A people starved and stabbed in th’untilled field;
An army, which liberticide and prey
Makes as a two-edged sword to all who wield;
Golden and sanguine laws which tempt and slay;
Religion Christeless, Godless –a book sealed;
A Senate, Time’s worst statute, unrepealed –
Are graves from which a glorious Phantom may
Burst, to illumine our tempestuous day.

This poem is made up of 14 lines which are split into four stanzas.
This poem is a English sonnet because it has three quatrains and a rhyming couplet. Lines have a regular length; begin with capital letters and are aligned. There is a regular punctuation and a regular rhyme scheme: ABAB- CDCD-EFEF-HH. There are some run-on-lines and some similes.

The title refers to the massacre of Peterloo. In the first line the poet describes the kings through a series of negative adjectives. The princes are as their father.
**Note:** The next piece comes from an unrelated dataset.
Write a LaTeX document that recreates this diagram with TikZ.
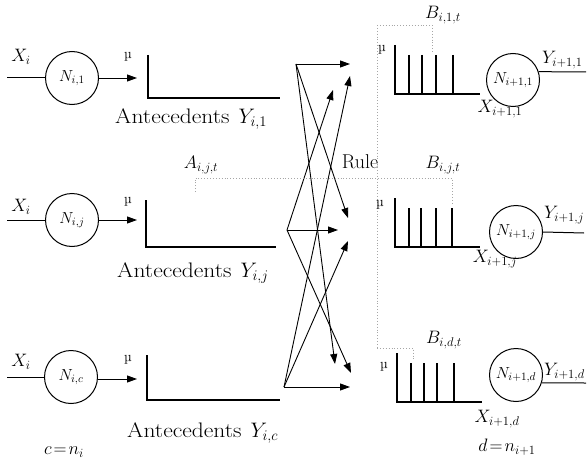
\IfFileExists{fix-cm.sty}{\RequirePackage{fix-cm}}{}
\documentclass[tikz,border=0pt]{standalone}
\usepackage{graphicx}
\usetikzlibrary{arrows.meta}
\newcommand\myfs[1]{\fontsize{#1}{#1}\selectfont}
\newcommand\antetext[1]{\scalebox{1.12}[1]{Antecedents}\hspace{9pt}$#1$}
\begin{document}
\begin{tikzpicture}[x=1pt,y=-1pt,
  neuron/.style={draw, circle, line width=1pt, minimum size=53pt, inner sep=0pt, font=\myfs{16}},
  axis/.style={line width=1.2pt},
  spike/.style={line width=1.1pt},
  link/.style={line width=0.9pt, -{Triangle[length=10pt,width=7pt]}},
  wire/.style={line width=1pt},
  guide/.style={black!35, dotted, line width=0.9pt},
  lbl/.style={inner sep=0pt, font=\myfs{18}},
  mu/.style={inner sep=0pt, font=\myfs{14}},
  ante/.style={inner sep=0pt, anchor=west, font=\myfs{21}}]
\useasboundingbox (0,0) rectangle (588,468);

% ---------- left neurons ----------
\node[neuron] (n1) at (72,78) {$N_{i,1}$};
\node[neuron] (n2) at (72,220) {$N_{i,j}$};
\node[neuron] (n3) at (71,377) {$N_{i,c}$};
\coordinate (in1) at (7,78);
\coordinate (in2) at (7,220);
\coordinate (in3) at (7,377);
\draw[wire] (in1) -- (n1);
\draw[wire] (in2) -- (n2);
\draw[wire] (in3) -- (n3);
\node[lbl] (x1) at (21,57) {$X_i$};
\node[lbl] (x2) at (21,207) {$X_i$};
\node[lbl] (x3) at (21,362) {$X_i$};

\coordinate (a1) at (137,78);
\coordinate (a2) at (137,220);
\coordinate (a3) at (137,379);
\draw[link] (n1) -- (a1);
\draw[link] (n2) -- (a2);
\draw[link] (n3.east |- a3) -- (a3);

\node[mu] (m1) at (128,57) {\textmu};
\node[mu] (m2) at (128,202) {\textmu};
\node[mu] (m3) at (128,360) {\textmu};

\draw[axis] (148,55) -- (148,98) -- (280,98);
\draw[axis] (146,200) -- (146,247) -- (276,247);
\draw[axis] (147,355) -- (147,400) -- (280,400);

\node[ante] (t1) at (115,119) {\antetext{Y_{i,1}}};
\node[ante] (t2) at (117,273) {\antetext{Y_{i,j}}};
\node[ante] (t3) at (127,433) {\antetext{Y_{i,c}}};

\node[lbl] (cn) at (64,452) {$c\!=\!n_i$};

% ---------- rule connections ----------
\coordinate (s1) at (296,64);
\coordinate (s2) at (287,230);
\coordinate (s3) at (284,387);
\coordinate (t11) at (350,64);
\coordinate (t12) at (333,90);
\coordinate (t13) at (350,76);
\coordinate (t21) at (348,218);
\coordinate (t22) at (338,230);
\coordinate (t23) at (348,241);
\coordinate (t31) at (335,364);
\coordinate (t32) at (351,373);
\coordinate (t33) at (350,387);
\draw[link] (s1) -- (t11);
\draw[link] (s1) -- (t21);
\draw[link] (s1) -- (t31);
\draw[link] (s2) -- (t22);
\draw[link] (s2) -- (t12);
\draw[link] (s2) -- (t32);
\draw[link] (s3) -- (t33);
\draw[link] (s3) -- (t13);
\draw[link] (s3) -- (t23);

\node[inner sep=0pt, font=\myfs{20}] (rule) at (360,162) {Rule};

% ---------- dotted guides ----------
\draw[guide] (377,25) -- (377,348);
\draw[guide] (377,25) -- (432,25) -- (432,52);
\draw[guide] (195,192) -- (195,178) -- (452,178) -- (452,205);
\draw[guide] (377,348) -- (413,348) -- (413,360);

\node[lbl] (ab) at (201,165) {$A_{i,j,t}$};
\node[lbl] (b1) at (443,15) {$B_{i,1,t}$};
\node[lbl] (b2) at (443,165) {$B_{i,j,t}$};
\node[lbl] (b3) at (444,340) {$B_{i,d,t}$};

% ---------- consequent charts ----------
\node[mu] (r1) at (382,50) {\textmu};
\node[mu] (r2) at (380,205) {\textmu};
\node[mu] (r3) at (384,367) {\textmu};

\draw[axis] (395,45) -- (395,94) -- (480,94);
\foreach \x in {409,422,436,453} \draw[spike] (\x,55) -- (\x,94);
\draw[axis] (395,198) -- (395,247) -- (480,247);
\foreach \x in {409,421,436,452} \draw[spike] (\x,208) -- (\x,247);
\draw[axis] (397,353) -- (397,402) -- (482,402);
\foreach \x in {411,424,437,454} \draw[spike] (\x,363) -- (\x,402);

\node[lbl] (xo1) at (500,109) {$X_{i+1,1}$};
\node[lbl] (xo2) at (495,259) {$X_{i+1,j}$};
\node[lbl] (xo3) at (497,419) {$X_{i+1,d}$};

% ---------- right neurons ----------
\node[neuron] (o1) at (513,80) {$N_{i+1,1}$};
\node[neuron] (o2) at (516,232) {$N_{i+1,j}$};
\node[neuron] (o3) at (516,375) {$N_{i+1,d}$};
\coordinate (e1) at (586,72);
\coordinate (e2) at (584,233);
\coordinate (e3) at (586,383);
\draw[wire] (o1.18) -- (e1);
\draw[wire] (o2.east) -- (e2);
\draw[wire] (o3.-17) -- (e3);
\node[lbl, anchor=west] (y1) at (542,60) {$Y_{i+1,1}$};
\node[lbl, anchor=west] (y2) at (544,215) {$Y_{i+1,j}$};
\node[lbl, anchor=west] (y3) at (544,372) {$Y_{i+1,d}$};

\node[lbl] (dn) at (507,447) {$d\!=\!n_{i+1}$};
\end{tikzpicture}
\end{document}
After the poet makes the list of all the institutions things that ARE GRAVES, because the kings have drained all.
The poem can be divided into three parts:
1-The first line, where the poet introduces the king.
2- From the second line to the twelfth, where the poet
makes a list of all the negative things England is afflicted with.
3-The rhyming couplet, where there is the quality referred to the things (“Are graves”), and where there is an intimation of future revolution.
The poet represents negatively his time and his king, with many adjectives and names.